[Given instruction]
The lines from the top of the material below through the line containing "var endBeta01 = [0.96395, 0.000386];" are to be printed exactly, with pictures omitted.

[Raw data]
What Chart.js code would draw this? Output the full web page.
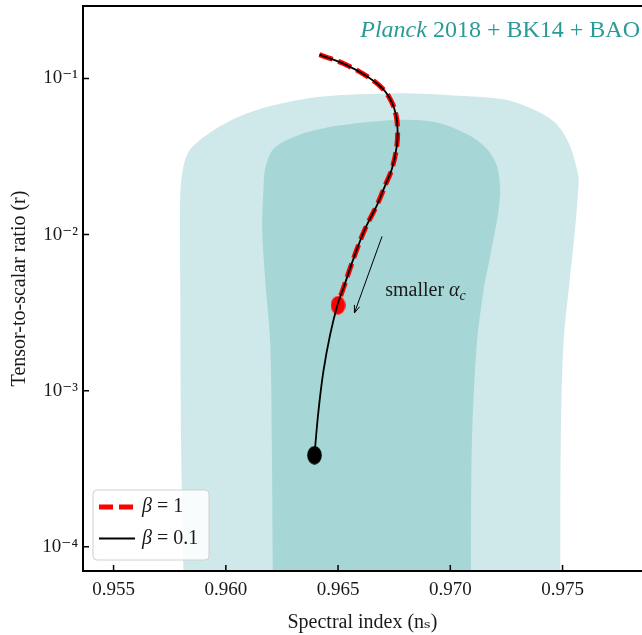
<!DOCTYPE html>
<html>
<head>
<meta charset="utf-8">
<script src="https://cdn.jsdelivr.net/npm/chart.js@4.4.1/dist/chart.umd.min.js"></script>
<style>
  html, body { margin: 0; padding: 0; background: #fff; }
  #wrap { width: 642px; height: 635px; }
</style>
</head>
<body>
<div id="wrap"><canvas id="chart"></canvas></div>
<script>
// ticks
var xTicks = [0.955, 0.960, 0.965, 0.970, 0.975];
var yTicks = [1e-4, 1e-3, 1e-2, 1e-1];
var yTickLabels = ['10\u207B\u2074', '10\u207B\u00B3', '10\u207B\u00B2', '10\u207B\u00B9'];

// beta = 1 track (ns, r)
var beta1Ns = [0.96417, 0.96524, 0.96628, 0.96702, 0.96740, 0.96759, 0.96765, 0.96762,
               0.96740, 0.96710, 0.96673, 0.96628, 0.96591, 0.96554, 0.96524, 0.96497];
var beta1R  = [0.1421, 0.1246, 0.1034, 0.0851, 0.0700, 0.0576, 0.0474, 0.0371,
               0.02637, 0.02065, 0.01541, 0.01149, 0.00857, 0.00610, 0.00455, 0.00353];

// beta = 0.1 track
var beta01Ns = [0.96417, 0.96524, 0.96628, 0.96702, 0.96740, 0.96759, 0.96765, 0.96762,
                0.96740, 0.96710, 0.96673, 0.96628, 0.96591, 0.96554, 0.96524, 0.96497,
                0.96465, 0.96435, 0.96413, 0.96398, 0.96395];
var beta01R  = [0.1421, 0.1246, 0.1034, 0.0851, 0.0700, 0.0576, 0.0474, 0.0371,
                0.02637, 0.02065, 0.01541, 0.01149, 0.00857, 0.00610, 0.00455, 0.00353,
                0.002295, 0.001342, 0.000747, 0.000436, 0.000386];

// end points of the two tracks
var endBeta1 = [0.965, 0.00353];
var endBeta01 = [0.96395, 0.000386];

// Planck 2018 + BK14 + BAO contours (95% outer, 68% inner)
var outerNs = [0.95813, 0.95810, 0.95801, 0.95797, 0.95797, 0.95812, 0.95842, 0.95931,
               0.96049, 0.96198, 0.96420, 0.96762, 0.97012, 0.97236, 0.97385, 0.97474,
               0.97533, 0.97570, 0.97570, 0.97556, 0.97533, 0.97504, 0.97492, 0.97490, 0.97490];
var outerR  = [5e-5, 8.71e-5, 4.37e-4, 5.27e-3, 0.01784, 0.02768, 0.03534, 0.04515,
               0.05623, 0.06665, 0.07650, 0.08028, 0.07794, 0.07352, 0.06194, 0.05098,
               0.03710, 0.02390, 0.01967, 0.01095, 0.005266, 0.001982, 4.58e-4, 7.53e-5, 5e-5];
var innerNs = [0.96210, 0.96205, 0.96198, 0.96175, 0.96162, 0.96168, 0.96175, 0.96212,
               0.96317, 0.96495, 0.96762, 0.96940, 0.97088, 0.97163, 0.97207, 0.97222,
               0.97214, 0.97190, 0.97170, 0.97150, 0.97118, 0.97096, 0.97092, 0.97092];
var innerR  = [5e-5, 4.58e-4, 0.001982, 0.005266, 0.01095, 0.01967, 0.02637, 0.03534,
               0.04296, 0.04973, 0.05429, 0.05225, 0.04296, 0.03534, 0.02768, 0.01967,
               0.01398, 0.00900, 0.00640, 0.00460, 0.001982, 4.58e-4, 7.53e-5, 5e-5];

// "smaller alpha_c" arrow (tail, head) and label anchor
var arrowNs = [0.96696, 0.96573];
var arrowR = [0.00974, 0.00315];
var noteAt = [0.9671, 0.00405];

var SERIF = "'Liberation Serif', 'DejaVu Serif', serif";

function pts(xs, ys) {
  return xs.map(function (x, i) { return { x: x, y: ys[i] }; });
}

function blob(color) {
  var c = document.createElement('canvas');
  c.width = 15; c.height = 19;
  var g = c.getContext('2d');
  g.fillStyle = color;
  g.beginPath();
  g.ellipse(7.5, 9.5, 7.3, 9.3, 0, 0, Math.PI * 2);
  g.fill();
  return c;
}

function noPad(s) {
  s.paddingTop = 0; s.paddingBottom = 0; s.paddingLeft = 0; s.paddingRight = 0;
}

// frame + inward ticks
var frame = {
  id: 'frame',
  afterDatasetsDraw: function (chart) {
    var ctx = chart.ctx, a = chart.chartArea;
    var xs = chart.scales.x, ys = chart.scales.y;
    ctx.save();
    ctx.strokeStyle = '#000';
    ctx.lineWidth = 1.5;
    ctx.beginPath();
    xs.ticks.forEach(function (t) {
      var p = xs.getPixelForValue(t.value);
      ctx.moveTo(p, a.bottom); ctx.lineTo(p, a.bottom - 6);
    });
    ys.ticks.forEach(function (t) {
      var p = ys.getPixelForValue(t.value);
      ctx.moveTo(a.left, p); ctx.lineTo(a.left + 6, p);
    });
    ctx.stroke();
    ctx.lineWidth = 2;
    ctx.beginPath();
    ctx.moveTo(a.right + 5, a.top);
    ctx.lineTo(a.left, a.top);
    ctx.lineTo(a.left, a.bottom);
    ctx.lineTo(a.right + 5, a.bottom);
    ctx.stroke();
    ctx.restore();
  }
};

// title inside plot + arrow note
var notes = {
  id: 'notes',
  afterDatasetsDraw: function (chart) {
    var ctx = chart.ctx, a = chart.chartArea;
    var xs = chart.scales.x, ys = chart.scales.y;
    ctx.save();
    // title
    ctx.fillStyle = '#2a9a96';
    ctx.textBaseline = 'alphabetic';
    ctx.textAlign = 'left';
    var rest = ' 2018 + BK14 + BAO';
    ctx.font = '24px ' + SERIF;
    var wRest = ctx.measureText(rest).width;
    ctx.font = 'italic 24px ' + SERIF;
    var wIt = ctx.measureText('Planck').width;
    var x0 = a.right - 2 - wRest - wIt;
    var yb = a.top + 31;
    ctx.fillText('Planck', x0, yb);
    ctx.font = '24px ' + SERIF;
    ctx.fillText(rest, x0 + wIt, yb);

    // arrow
    var x1 = xs.getPixelForValue(arrowNs[0]), y1 = ys.getPixelForValue(arrowR[0]);
    var x2 = xs.getPixelForValue(arrowNs[1]), y2 = ys.getPixelForValue(arrowR[1]);
    var ang = Math.atan2(y2 - y1, x2 - x1);
    ctx.strokeStyle = '#000';
    ctx.lineWidth = 1;
    ctx.beginPath();
    ctx.moveTo(x1, y1); ctx.lineTo(x2, y2);
    ctx.moveTo(x2 - 8 * Math.cos(ang - 0.35), y2 - 8 * Math.sin(ang - 0.35));
    ctx.lineTo(x2, y2);
    ctx.lineTo(x2 - 8 * Math.cos(ang + 0.35), y2 - 8 * Math.sin(ang + 0.35));
    ctx.stroke();

    // label
    var lx = xs.getPixelForValue(noteAt[0]), ly = ys.getPixelForValue(noteAt[1]);
    ctx.fillStyle = '#1a1a1a';
    ctx.font = '20px ' + SERIF;
    ctx.fillText('smaller ', lx, ly);
    var w = ctx.measureText('smaller ').width;
    ctx.font = 'italic 20px ' + SERIF;
    ctx.fillText('\u03B1', lx + w, ly);
    w += ctx.measureText('\u03B1').width;
    ctx.font = 'italic 14px ' + SERIF;
    ctx.fillText('c', lx + w, ly + 4);
    ctx.restore();
  }
};

// legend in the lower left corner
var legendBox = {
  id: 'legendBox',
  afterDraw: function (chart) {
    var ctx = chart.ctx, a = chart.chartArea;
    var items = chart.data.datasets.filter(function (d) { return d.inLegend; });
    var bx = a.left + 10, by = a.bottom - 81, bw = 116, bh = 70;
    ctx.save();
    ctx.fillStyle = 'rgba(255,255,255,0.85)';
    ctx.strokeStyle = '#d0d0d0';
    ctx.lineWidth = 1;
    ctx.beginPath();
    ctx.roundRect(bx, by, bw, bh, 4);
    ctx.fill();
    ctx.stroke();
    items.forEach(function (d, i) {
      var y = by + 17 + i * 31.5;
      ctx.strokeStyle = d.borderColor;
      ctx.lineWidth = d.borderWidth;
      ctx.setLineDash(d.borderDash || []);
      ctx.beginPath();
      ctx.moveTo(bx + 6, y); ctx.lineTo(bx + 42, y);
      ctx.stroke();
      ctx.setLineDash([]);
      ctx.fillStyle = '#1a1a1a';
      ctx.textBaseline = 'middle';
      ctx.font = 'italic 20px ' + SERIF;
      var lbl = d.label;
      ctx.fillText(lbl.charAt(0), bx + 49, y);
      var w = ctx.measureText(lbl.charAt(0)).width;
      ctx.font = '20px ' + SERIF;
      ctx.fillText(lbl.slice(1), bx + 49 + w, y);
    });
    ctx.restore();
  }
};

new Chart(document.getElementById('chart'), {
  type: 'scatter',
  data: {
    datasets: [
      {
        label: 'outer', data: pts(outerNs, outerR), showLine: true, fill: 'shape',
        backgroundColor: '#cfe8e9', borderWidth: 0, pointRadius: 0, tension: 0.3, order: 10
      },
      {
        label: 'inner', data: pts(innerNs, innerR), showLine: true, fill: 'shape',
        backgroundColor: '#a6d6d6', borderWidth: 0, pointRadius: 0, tension: 0.3, order: 9
      },
      {
        label: '\u03B2 = 1', inLegend: true, data: pts(beta1Ns, beta1R), showLine: true,
        borderColor: '#ff0000', borderWidth: 5, borderDash: [14, 6], pointRadius: 0,
        tension: 0.4, order: 8
      },
      {
        label: 'end1', data: [{ x: endBeta1[0], y: endBeta1[1] }],
        pointStyle: blob('#ff0000'), pointRadius: 8, order: 7
      },
      {
        label: '\u03B2 = 0.1', inLegend: true, data: pts(beta01Ns, beta01R), showLine: true,
        borderColor: '#000000', borderWidth: 1.8, pointRadius: 0, tension: 0.4, order: 6
      },
      {
        label: 'end01', data: [{ x: endBeta01[0], y: endBeta01[1] }],
        pointStyle: blob('#000000'), pointRadius: 8, order: 5
      }
    ]
  },
  options: {
    responsive: true,
    maintainAspectRatio: false,
    animation: false,
    layout: { autoPadding: false, padding: { top: 6, right: 0, left: 0, bottom: 0 } },
    plugins: { legend: { display: false }, tooltip: { enabled: false } },
    scales: {
      x: {
        type: 'linear',
        min: 0.953638,
        max: 0.97854,
        afterBuildTicks: function (s) { s.ticks = xTicks.map(function (v) { return { value: v }; }); },
        afterFit: function (s) { s.height = 64; noPad(s); },
        grid: { display: false, drawTicks: false },
        border: { display: false },
        ticks: {
          color: '#1a1a1a', padding: 8, maxRotation: 0, autoSkip: false,
          font: { family: SERIF, size: 19 },
          callback: function (v) { return v.toFixed(3); }
        },
        title: {
          display: true, text: 'Spectral index (n\u209B)', color: '#1a1a1a',
          font: { family: SERIF, size: 20 }, padding: 0
        }
      },
      y: {
        type: 'logarithmic',
        min: 7.42e-5,
        max: 0.2913,
        afterBuildTicks: function (s) { s.ticks = yTicks.map(function (v) { return { value: v }; }); },
        afterFit: function (s) { s.width = 83; noPad(s); },
        grid: { display: false, drawTicks: false },
        border: { display: false },
        ticks: {
          color: '#1a1a1a', padding: 5, autoSkip: false,
          font: { family: SERIF, size: 19 },
          callback: function (v, i) { return yTickLabels[i]; }
        },
        title: {
          display: true, text: 'Tensor-to-scalar ratio (r)', color: '#1a1a1a',
          font: { family: SERIF, size: 20 }, padding: { top: 8, bottom: 0 }
        }
      }
    }
  },
  plugins: [frame, notes, legendBox]
});
</script>
</body>
</html>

[Task response]
What Chart.js code would draw this? Output the full web page.
<!DOCTYPE html>
<html>
<head>
<meta charset="utf-8">
<script src="https://cdn.jsdelivr.net/npm/chart.js@4.4.1/dist/chart.umd.min.js"></script>
<style>
  html, body { margin: 0; padding: 0; background: #fff; }
  #wrap { width: 642px; height: 635px; }
</style>
</head>
<body>
<div id="wrap"><canvas id="chart"></canvas></div>
<script>
// ticks
var xTicks = [0.955, 0.960, 0.965, 0.970, 0.975];
var yTicks = [1e-4, 1e-3, 1e-2, 1e-1];
var yTickLabels = ['10\u207B\u2074', '10\u207B\u00B3', '10\u207B\u00B2', '10\u207B\u00B9'];

// beta = 1 track (ns, r)
var beta1Ns = [0.96417, 0.96524, 0.96628, 0.96702, 0.96740, 0.96759, 0.96765, 0.96762,
               0.96740, 0.96710, 0.96673, 0.96628, 0.96591, 0.96554, 0.96524, 0.96497];
var beta1R  = [0.1421, 0.1246, 0.1034, 0.0851, 0.0700, 0.0576, 0.0474, 0.0371,
               0.02637, 0.02065, 0.01541, 0.01149, 0.00857, 0.00610, 0.00455, 0.00353];

// beta = 0.1 track
var beta01Ns = [0.96417, 0.96524, 0.96628, 0.96702, 0.96740, 0.96759, 0.96765, 0.96762,
                0.96740, 0.96710, 0.96673, 0.96628, 0.96591, 0.96554, 0.96524, 0.96497,
                0.96465, 0.96435, 0.96413, 0.96398, 0.96395];
var beta01R  = [0.1421, 0.1246, 0.1034, 0.0851, 0.0700, 0.0576, 0.0474, 0.0371,
                0.02637, 0.02065, 0.01541, 0.01149, 0.00857, 0.00610, 0.00455, 0.00353,
                0.002295, 0.001342, 0.000747, 0.000436, 0.000386];

// end points of the two tracks
var endBeta1 = [0.965, 0.00353];
var endBeta01 = [0.96395, 0.000386];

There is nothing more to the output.